When Tyler Van Schyndel, Pharm.D., was choosing his pharmacy residency project in 2011, he wanted one that would leave a lasting mark. He chose well. His pilot study demonstrated that pharmacy technicians could efficiently and accurately collect medication histories in the emergency department (ED) of Froedtert Health,Milwaukee.
Dr. Van Schyndel’s work was so compelling that the hospital eventually adopted the practice as standard procedure in and beyond the ED.
“I saw a greater role for pharmacy technicians as something that could benefit the hospital,” said Dr. Van Schyndel, who conducted the project while a first-year pharmacy resident at Froedtert. “I also knew that ASHP’s Pharmacy Practice Model Initiative (PPMI) was a priority there, and that a big part of it is expanding roles for technicians.” (Dr. Van Schyndel is currently a second-year resident in critical care medicine at the University of Wisconsin Hospital and Clinics Pharmacy Services, Madison.)
Prior to the study, pharmacists conducted most medication histories after patients were admitted. That meant physicians frequently wrote initial medication orders before seeing a patient’s most up-to-date and accurate medication information. Because of this system, pharmacists would have to contact the prescribing physician to sort out discrepancies due to medication list changes that occurred after pharmacists met with patients on the floor to complete the medication reconciliation.

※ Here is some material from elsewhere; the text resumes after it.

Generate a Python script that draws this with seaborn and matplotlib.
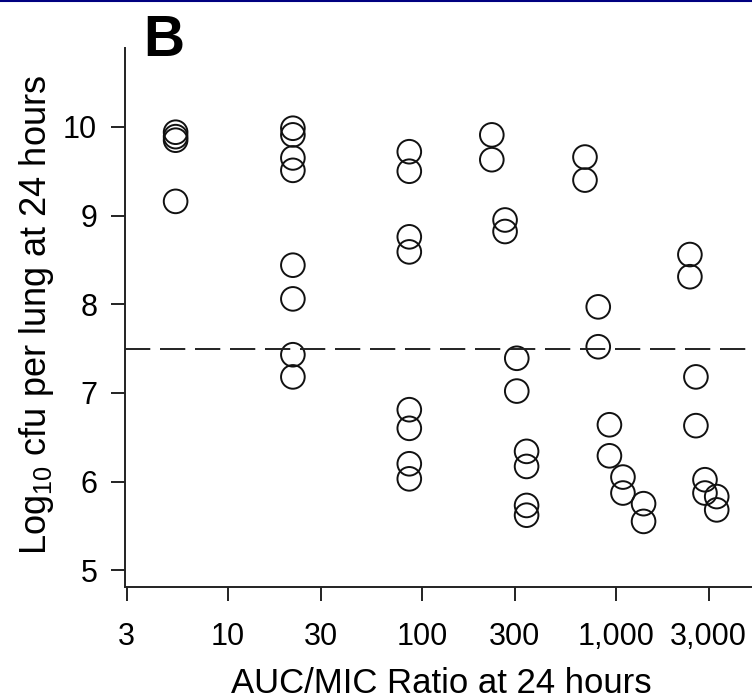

“From the standpoint of accuracy and medication safety, it was very important to obtain those medication histories as soon as patients came through the door,” added Jordan Dow, Pharm.D., M.S., Froedtert’s manager of medication utilization and Dr. Van Schyndel’s residency project preceptor.
Prior to the study, only 10 percent of medication histories were completed before admission orders were written. During the pilot, 98 percent of patient medication lists were updated prior to admission orders being written.
In the pilot study, one experienced technician was trained to conduct medication histories, gathering medication histories in the pre-admission testing clinic while being shadowed by a pharmacist. That was followed by three weeks of medication history taking in the ED, again under a pharmacist’s supervision.
Dr. Van Schyndel measured the technician’s efficiency and accuracy: The technician completed more than 13 histories daily, and pharmacist verification identified an average of 0.3 discrepancies per history. He also estimated that widespread use of technicians to take medication histories—rather than pharmacists or nurses—would save the hospital more than $110,000. It was clear to Dr. Van Schyndel that this was a cost-efficient way to arm physicians with the most accurate drug information about a patient before any drug orders were written.
“It’s safer for patients, requires less work redoing medication reconciliation on the floor, and requires far less time going back and forth with the physician to correct discrepancies,” he said.
Roles Shift to Benefit Patients
Dr. Van Schyndel presented his findings to the pharmacy department to justify re-allocating pharmacy technicians for medication history collection. That shift would become even more important after the hospital completed its planned transition to computerized prescription order entry (CPOE) in August 2012. Once that occurred, the primary role of technicians—transcribing prescribers’ written medication orders into the electronic medical record—would become obsolete. (Froedtert did complete its transition to CPOE on schedule last summer.)
“We needed to figure out how to best use the substantial amount of technician time that was freed up while simultaneously enabling pharmacists to perform higher-level functions, such as more direct patient care,” said Dr. Dow.
The hospital agreed. Pharmacy technicians now collect medication histories at the two major patient admission points: the ED and the pre-admission clinic, which are the gateways for about 75 percent of all admissions. A few histories are still collected on the inpatient side.
Dr. Dow emphasized that pharmacists remain accountable for the technicians’ performance and check their work before signing off on it. Four pharmacy technicians have so far been trained to conduct medication histories. Two more are in training to increase the pool of qualified technicians and avoid issues of insufficient staffing.
“The pilot study demonstrated the value of this technician-led service—both on paper and in practice—to our inpatient pharmacists as well as to our physicians and nursing colleagues in these areas, and it paved the way to roll out the initiative hospital-wide,” said Dr. Dow.
The change also represented a significant culture change for the pharmacy department. Pharmacists were concerned about allowing technicians to interact at such a high level with patients, but the technicians’ performance allayed their fears.
“After the study, the team completely supported the new arrangement,” said Dr. Dow, “and have even asked for more of the same.”